EU Parliament Gets Down to Business: Tariffs, Trade, and Industrial Turbo-Charging
Mark your calendars, folks – June 2nd is shaping up to be quite the day in Brussels. The European Parliament’s International Trade Committee (INTA) is pulling double duty with not one, but two meetings that could reshape how Europe does business.
First up at 9 AM: the so-called “Turnberry” proposals. Named after the August 2025 EU-US Joint Statement (presumably hammered out over some very expensive golf course coffee), these legislative packages will implement tariff commitments between the EU and US. Members will vote on the provisional agreement, because nothing says “international cooperation” quite like getting everyone to agree before their second espresso kicks in.
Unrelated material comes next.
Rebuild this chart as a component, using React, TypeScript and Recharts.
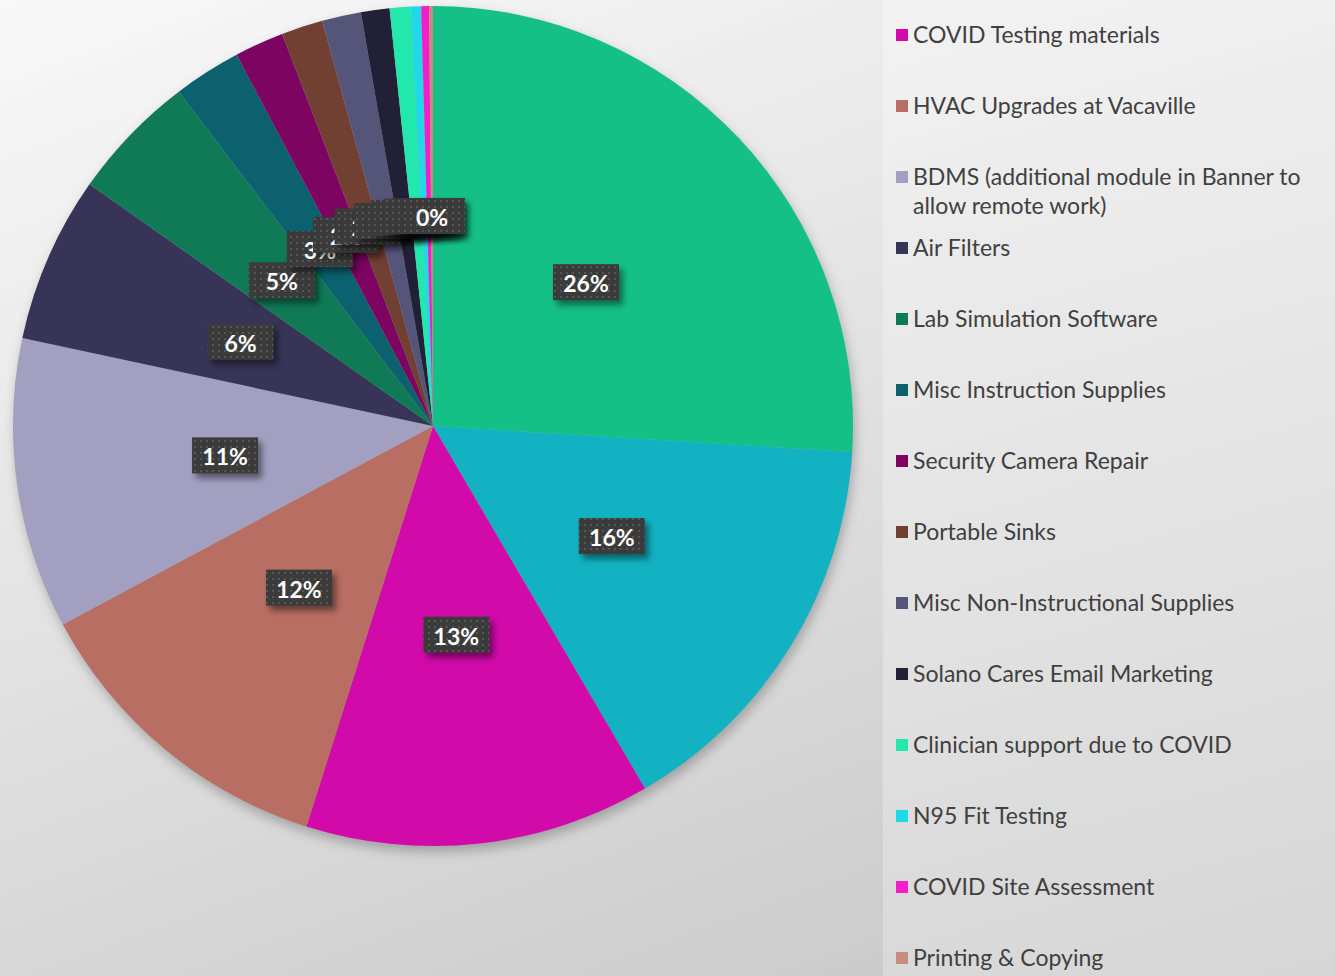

But wait, there’s more! Between 11 AM and 12:30 PM, INTA joins forces with two other committees – ITRE and IMCO – for what promises to be the bureaucratic equivalent of the Avengers assembling. They’re tackling the “Industrial Accelerator Act,” a framework designed to speed up industrial capacity and decarbonization in strategic sectors. Think of it as putting Europe’s industrial sector on an espresso drip while simultaneously making it greener.
The timing is tight, the stakes are high, and somewhere, a press officer named Lieven Cosijn is probably making sure his phone is fully charged. Because when three committees meet to discuss accelerating industry while managing transatlantic trade relations, you know someone’s going to need to explain it to the media.
Democracy: it’s not always glamorous, but at least the acronyms are memorable.